An article in the New York Times this week warns that prenatal use of acetaminophen—the main ingredient in Tylenol—has been linked to an increased risk of asthma and attention disorders in children whose mothers took the drug.
Acetaminophen is found in over 600 over-the-counter and prescription medications. Petra Arck, professor of fetal-maternal medicine at the University Medical Center Hamburg-Eppendorf, whose rodent experiments have found that acetaminophen stresses the liver and alters the placenta in pregnant mice, told the Times that because it’s so common pregnant women may be taking more acetaminophen than they are aware.
The damage done by acetaminophen seems to be dose dependent—the more a pregnant woman takes, the more serious the effects in her offspring. But since it’s found in so many products, many marketed for babies and children, what if infants, too, are being exposed to damagingly high levels of acetaminophen?
If acetaminophen can harm the fetus during pregnancy, when the baby has the protection of the mother’s liver, as well as the placenta, what if it’s even more harmful when given directly to infants?
New science has raised troubling concerns about the safety of acetaminophen, the main ingredient in Tylenol, which is nonetheless marketed for pain and fever relief in infants. This photo was taken at a Toys R Us in North Carolina.
The increasing popularity of acetaminophen to treat fever and pain in small children began in the 1980s after it was discovered that aspirin might cause Reye syndrome, a rare but sometimes fatal disorder that causes seizures, liver swelling, and brain swelling. The concern over Reye syndrome back then seemed to justify halting the use of aspirin. But now there is a growing body of scientific evidence suggesting that we inadvertently replaced aspirin with something more dangerous.
In 2008 a team of researchers from UCSD and San Diego State, headed by Stephen Schultz, Ph.D., conducted a survey that found a 20-fold increase in the risk of brain disorders with use of acetaminophen after vaccination, but not with ibuprofen.
Taken out of context, the Schultz study was not enough to sound an alarm. It relied on participants’ recall and did not include independent verification of the amount of acetaminophen toddlers had been given.
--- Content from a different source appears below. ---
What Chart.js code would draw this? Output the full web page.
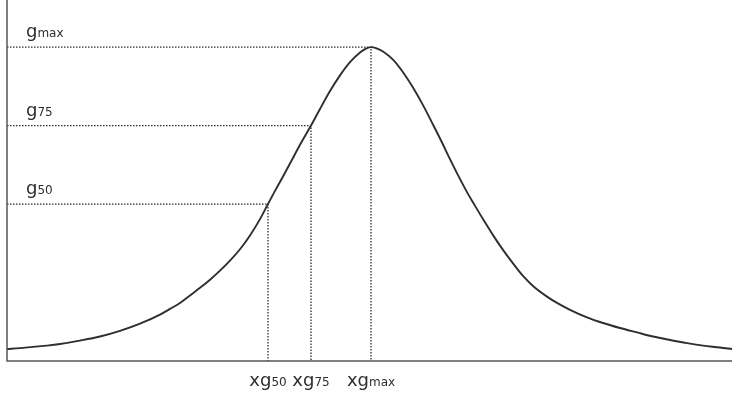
<!DOCTYPE html>
<html>
<head>
<meta charset="utf-8">
<script src="https://cdn.jsdelivr.net/npm/chart.js@4/dist/chart.umd.min.js"></script>
<style>
  html, body { margin: 0; padding: 0; background: #fff; }
  #wrap { width: 732px; height: 401px; }
</style>
</head>
<body>
<div id="wrap"><canvas id="curve-chart" width="732" height="401"></canvas></div>
<script>
// curve (x in arbitrary units, g in % of gmax)
const curveX = [0, 2.6, 5.2, 8.0, 10.6, 14.6, 18.6, 22.6, 26.6, 30.6, 32.6, 34.6, 36.6, 38.6, 40.6, 42.6,
  44.6, 46.6, 48.6, 50.6, 52.2, 53.6, 55.2, 57.0, 58.6, 60.8, 62.6, 64.6, 66.6, 68.6, 70.6, 71.8, 72.8,
  73.8, 75.2, 77.2, 79.2, 81.2, 83.2, 85.2, 87.0, 88.6, 90.2, 92.0, 93.4, 95.2, 97.2, 99.2, 101.2,
  103.2, 105.2, 108.0, 110.0, 112.6, 116.0, 119.2, 122.6, 126.0, 129.2, 132.6, 136.0, 139.2, 142.6, 145.0];
const curveG = [3.8, 4.1, 4.5, 4.9, 5.4, 6.5, 7.8, 9.6, 11.9, 14.8, 16.6, 18.5, 20.9, 23.3, 25.9, 28.8,
  32.0, 35.6, 40.0, 45.2, 50.0, 54.2, 58.8, 64.1, 68.9, 75.0, 80.3, 86.0, 91.0, 95.2, 98.3, 99.5, 100,
  99.7, 98.6, 96.0, 92.0, 87.1, 81.5, 75.3, 69.6, 64.3, 59.2, 53.8, 50.0, 45.2, 40.1, 35.4, 31.1,
  27.1, 23.9, 20.5, 18.5, 16.3, 13.9, 12.1, 10.5, 9.1, 7.8, 6.7, 5.7, 4.9, 4.3, 3.8];

// marked levels: gmax, g75, g50 and where the curve reaches them
const markerNames = ['max', '75', '50'];
const markerG = [100, 75, 50];
const markerX = [72.8, 60.8, 52.2];

const ink = '#2e2e2e';
const bigFont = '18px "DejaVu Sans"';
const smallFont = '12px "DejaVu Sans"';

// draws "g" + small suffix, starting at x (or centred on x)
function drawLabel(ctx, prefix, suffix, x, y, centre) {
  ctx.font = bigFont;
  const w1 = ctx.measureText(prefix).width;
  ctx.font = smallFont;
  const w2 = ctx.measureText(suffix).width;
  let start = centre ? x - (w1 + w2) / 2 : x;
  ctx.font = bigFont;
  ctx.fillText(prefix, start, y);
  ctx.font = smallFont;
  ctx.fillText(suffix, start + w1, y);
}

const axesAndLabels = {
  id: 'axesAndLabels',
  afterDraw(chart) {
    const { ctx, chartArea, scales } = chart;
    ctx.save();
    ctx.strokeStyle = '#555';
    ctx.lineWidth = 1.5;
    ctx.beginPath();
    ctx.moveTo(chartArea.left, chartArea.top);
    ctx.lineTo(chartArea.left, chartArea.bottom);
    ctx.lineTo(chartArea.right, chartArea.bottom);
    ctx.stroke();

    ctx.fillStyle = ink;
    ctx.textBaseline = 'alphabetic';
    markerNames.forEach((name, i) => {
      const yPix = scales.y.getPixelForValue(markerG[i]);
      drawLabel(ctx, 'g', name, chartArea.left + 19, yPix - 10, false);
      const xPix = scales.x.getPixelForValue(markerX[i]);
      drawLabel(ctx, 'xg', name, xPix, chartArea.bottom + 25, true);
    });
    ctx.restore();
  }
};

const guides = markerNames.map((name, i) => ({
  label: 'g' + name,
  data: [{ x: 0, y: markerG[i] }, { x: markerX[i], y: markerG[i] }, { x: markerX[i], y: 0 }],
  borderColor: ink,
  borderWidth: 1.3,
  borderDash: [1.5, 1.5],
  pointRadius: 0,
  tension: 0,
  clip: false
}));

new Chart(document.getElementById('curve-chart'), {
  type: 'line',
  data: {
    datasets: [{
      label: 'g',
      data: curveX.map((x, i) => ({ x: x, y: curveG[i] })),
      borderColor: ink,
      borderWidth: 1.9,
      pointRadius: 0,
      cubicInterpolationMode: 'monotone',
      clip: false
    }, ...guides]
  },
  options: {
    responsive: false,
    animation: false,
    layout: { padding: { left: 7, right: 0, top: 0, bottom: 40 } },
    plugins: { legend: { display: false }, tooltip: { enabled: false } },
    scales: {
      x: { type: 'linear', min: 0, max: 145, display: false },
      y: { min: 0, max: 115, display: false }
    }
  },
  plugins: [axesAndLabels]
});
</script>
</body>
</html>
Another strike against it was that the study size was small (83 brain damaged children and 80 controls). But when you look at subsequent science that supports Schultz’s results, it becomes harder to understand why the medical community has generally ignored the possible harms of acetaminophen to children.
Indeed, a much larger study, involving more than 205,000 children, also published in 2008 (this time in The Lancet) found use of acetaminophen in the first year of life was associated with inflammatory diseases, including asthma and eczema by age six and seven.
Then in 2010, Schultz and Kevin Becker, Ph.D., who trained at Johns Hopkins in Molecular Biology and Genetics and is currently head of a research unit at the National Institutes of Health, hypothesized that the use of acetaminophen in early childhood “may significantly alter subtle immune processes,” and be a possible cause of both asthma and brain dysfunction.
William Shaw, Ph.D., a clinical chemist who had previously worked for the Centers for Disease Control, provides a detailed explanation of how acetaminophen causes damage: acetaminophen depletes the body’s supply of glutathione. Since glutathione is a molecule essential for clearing toxins, the use of acetaminophen can result in essentially a toxic wash of the brain during development.
Scientists now understand even more: acetaminophen derails something called DNA methylation, which is vital in the developmental biology of most life as we know it, from bacteria to humans. Unless you are a single-celled yeast or a tiny roundworm, two organisms that don’t use DNA methylation to control development, acetaminophen can disrupt an essential biological process, one that you need to have a healthy brain and body.